Canada’s surplus with the US grew modestly from $3.6bn in May to $3.9bn in June, according to Statistics Canada.
The pressures from these trade dynamics coincided with tariff hikes by the US government.
As reported by BNN Bloomberg, the US doubled global tariffs on Canadian steel and aluminum to 50 percent in June.
Exports of unwrought aluminum and iron and steel products fell 11.3 percent and 11.4 percent respectively. Motor vehicle exports also declined, with passenger cars and light trucks falling 8.9 percent, marking a third consecutive monthly drop.
Crude oil exports rose 3.6 percent, driving a 3.8 percent increase in total energy product exports—the first such increase since January.

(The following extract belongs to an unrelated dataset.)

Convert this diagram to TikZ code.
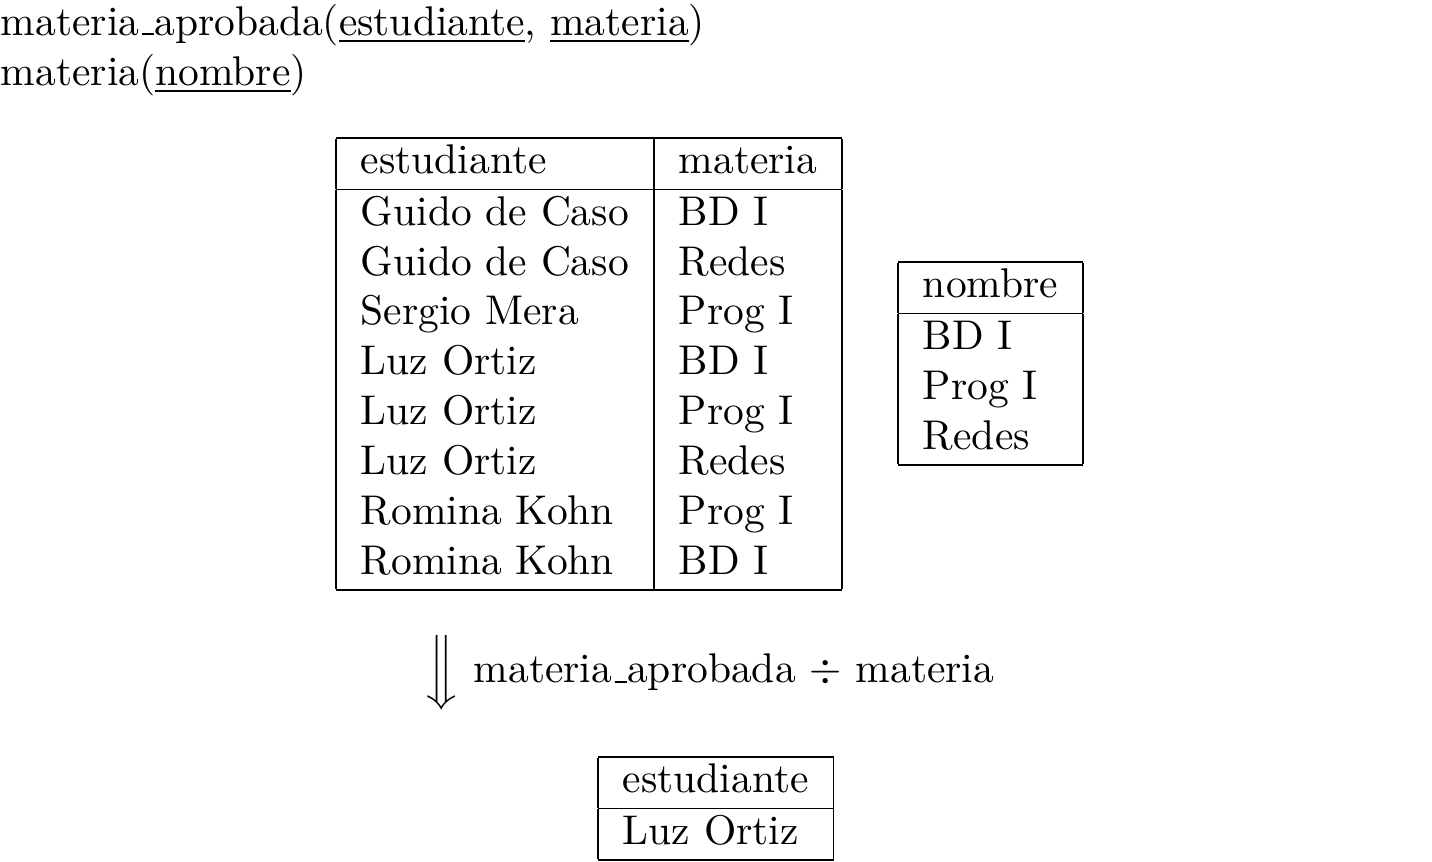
\documentclass[tikz,border=0pt]{standalone}
\usepackage{amsmath}
\newcommand\myus{\leavevmode\kern.06em\vbox{\hrule width.3em}}
\begin{document}
\begin{tikzpicture}[x=1pt,y=1pt,
  tbl/.style={inner sep=0pt, anchor=north west},
  txt/.style={inner sep=0pt, anchor=base west}]
\useasboundingbox (0,0) rectangle (344.9,-207.4);
\node[txt] (h1) at (0,-8.43) {materia\myus aprobada(\underline{estudiante}, \underline{materia})};
\node[txt] (h2) at (0,-20.47) {materia(\underline{nombre})};
\node[tbl] (t1) at (80.7,-32.87) {\begin{tabular}{|l|l|}\hline
estudiante & materia\\\hline
Guido de Caso & BD I\\
Guido de Caso & Redes\\
Sergio Mera & Prog I\\
Luz Ortiz & BD I\\
Luz Ortiz & Prog I\\
Luz Ortiz & Redes\\
Romina Kohn & Prog I\\
Romina Kohn & BD I\\\hline
\end{tabular}};
\node[tbl] (t2) at (216.1,-62.74) {\begin{tabular}{|l|}\hline
nombre\\\hline
BD I\\
Prog I\\
Redes\\\hline
\end{tabular}};
\node[inner sep=0pt] (arr) at (106.3,-162.0) {$\Big\Downarrow$};
\node[txt] (op) at (113.9,-164.4) {materia\myus aprobada $\div$ materia};
\node[tbl] (t3) at (143.8,-181.96) {\begin{tabular}{|l|}\hline
estudiante\\\hline
Luz Ortiz\\\hline
\end{tabular}};
\end{tikzpicture}
\end{document}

Refined petroleum exports surged 19 percent, aided by strong diesel shipments to the US.
According to Statistics Canada, rising global prices contributed to both gains.
Exports of farm, fishing, and intermediate food products increased 6.7 percent, led by a 41.6 percent rise in live animal exports—particularly cattle bound for the US—and a 19.1 percent increase in canola.

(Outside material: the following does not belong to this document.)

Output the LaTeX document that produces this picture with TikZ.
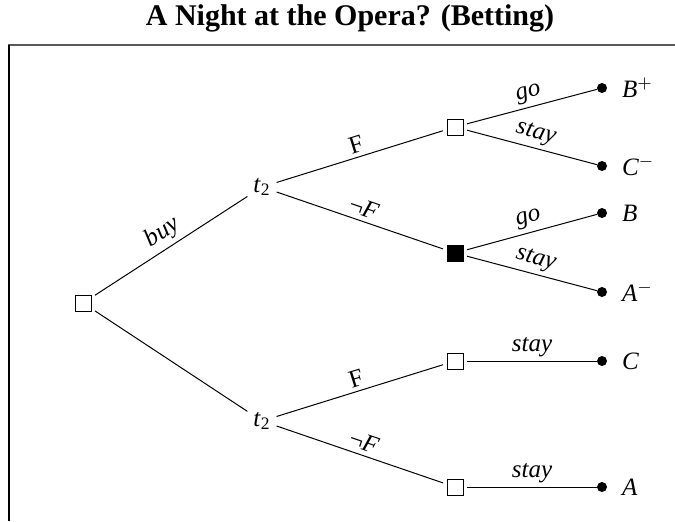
\documentclass[tikz,border=0pt]{standalone}
\usepackage{fontspec}
\setmainfont{Liberation Serif}
\usepackage{tikz}
\usetikzlibrary{positioning}
\definecolor{framegray}{RGB}{90,90,90}

\begin{document}
\begin{tikzpicture}[
        x=0.5pt, y=-0.5pt,
        font=\fontsize{12.5}{15}\selectfont,
        choicebox/.style={shape=rectangle, draw=black, line width=0.5pt, minimum size=8pt, inner sep=0pt, outer sep=2pt},
        playbox/.style={choicebox, fill=black},
        chancenode/.style={inner sep=1pt, outer sep=2pt},
        outcome/.style={circle, fill=black, minimum size=5pt, inner sep=0pt, outer sep=0pt},
        branchlabel/.style={midway, above, sloped, inner sep=2pt},
        branch/.style={line width=0.5pt}
    ]
        \useasboundingbox (0,0) rectangle (675,521);
        % Title and frame
        \node[font=\fontsize{15}{18}\selectfont\bfseries] (title) at (350,18) {A Night at the Opera? (Betting)};
        \draw[framegray, line width=1pt] (8,45) -- (675,45);
        \draw[black, line width=0.8pt] (9,45) -- (9,521);
        % Decision and chance nodes
        \node[choicebox] (root) at (83,303) {};
        \node[chancenode] (tup) at (262,187) {\textit{t}\textsubscript{2}};
        \node[chancenode] (tlow) at (262,421) {\textit{t}\textsubscript{2}};
        \node[choicebox] (dF) at (455,127) {};
        \node[playbox] (dnF) at (455,253) {};
        \node[choicebox] (lF) at (455,361) {};
        \node[choicebox] (lnF) at (455,487) {};
        % Outcomes
        \node[outcome, label={[label distance=4pt]right:\textit{B}$^{+}$}] (bplus) at (602,88) {};
        \node[outcome, label={[label distance=4pt]right:\textit{C}$^{-}$}] (cminus) at (602,166) {};
        \node[outcome, label={[label distance=4pt]right:\textit{B}}] (b) at (602,213) {};
        \node[outcome, label={[label distance=4pt]right:\textit{A}$^{-}$}] (aminus) at (602,292) {};
        \node[outcome, label={[label distance=4pt]right:\textit{C}}] (c) at (602,361) {};
        \node[outcome, label={[label distance=4pt]right:\textit{A}}] (a) at (602,487) {};
        % Branches
        \draw[branch] (root) -- node[branchlabel] {\textit{buy}} (tup);
        \draw[branch] (root) -- (tlow);
        \draw[branch] (tup) -- node[branchlabel] {F} (dF);
        \draw[branch] (tup) -- node[branchlabel] {¬\textit{F}} (dnF);
        \draw[branch] (tlow) -- node[branchlabel] {F} (lF);
        \draw[branch] (tlow) -- node[branchlabel] {¬\textit{F}} (lnF);
        \draw[branch] (dF) -- node[branchlabel] {\textit{go}} (bplus);
        \draw[branch] (dF) -- node[branchlabel] {\textit{stay}} (cminus);
        \draw[branch] (dnF) -- node[branchlabel] {\textit{go}} (b);
        \draw[branch] (dnF) -- node[branchlabel] {\textit{stay}} (aminus);
        \draw[branch] (lF) -- node[branchlabel] {\textit{stay}} (c);
        \draw[branch] (lnF) -- node[branchlabel] {\textit{stay}} (a);
    \end{tikzpicture}
\end{document}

Exports to countries outside the US fell 4.1 percent after reaching a record in May.
Declines in shipments to the UK (unwrought gold) and Japan (iron ore) were offset partially by increases to China (canola and copper ore).
Imports from non-US countries fell 0.3 percent, while Canada’s trade deficit with these countries widened from $9.1bn in May to $9.8bn in June.
The broader quarterly view showed deeper trends. Total exports dropped 12.8 percent in the second quarter after reaching a record high in the first.
Compared to Q2 2024, they declined 5.4 percent. Major contributors to the fall included energy products (-19.5 percent), motor vehicles and parts (-16.6 percent), and consumer goods (-16.6 percent).
In constant 2017 dollars, exports fell 9.0 percent. Imports declined 3.9 percent, with the largest drops in motor vehicles (-11.9 percent) and consumer goods (-4.0 percent). However, imports of metals and minerals rose 18.6 percent.
This shifted Canada’s quarterly merchandise trade deficit from $388m in Q1 to $19bn in Q2, reported by Statistics Canada.
At the policy level, Prime Minister Mark Carney, responding to questions about the US tariff hikes and the absence of a new trade agreement by the August 1 deadline, said, “We look at what we can do for our industry that’s most effective… In some cases that will be to remove tariffs.”
He added that his government would “look at opportunities to do so because in the end, we’re looking at having the best impact in Canada,” as reported by CBC.
The Trump administration raised tariffs on some Canadian goods to 35 percent, citing retaliatory Canadian tariffs and fentanyl trafficking.
Canada had earlier imposed 25 percent tariffs on a list of US goods totalling $29.8bn.
Carney said the federal government would apply tariffs where they have “maximum impact on the United States and minimum impact in Canada.”
During a visit to British Columbia, Carney announced $1.2bn in softwood supports in response to increased US duties.
The package includes $700m in loan guarantees and $500m for market diversification and product development.
He also linked Canadian lumber production to the Build Canada Homes initiative, a $25bn program for affordable housing that will prioritise domestic materials.
US Ambassador to Canada Pete Hoekstra told CTV News that Canada is still a priority for the US, but Washington is currently focused on China.
He claimed that Canada's effective tariff rate remains low, around five percent, and criticised retaliatory tariffs, saying they placed Canada “in the same category as China.”
Despite the tensions, Hoekstra described Canada’s current position as “very enviable,” referencing Canadian negotiator Kirsten Hillman.
He also said negotiations were slow but not stalled and expected them to take time.
Public opinion remains cautious.
Nik Nanos told CTV News that Canadians are growing increasingly anxious over the unresolved trade issues.
While Carney’s polling support remains strong, Nanos said that “the big question is: how many times will Canadians be accepting of a prime minister that promises something, and that can’t meet a timeline?”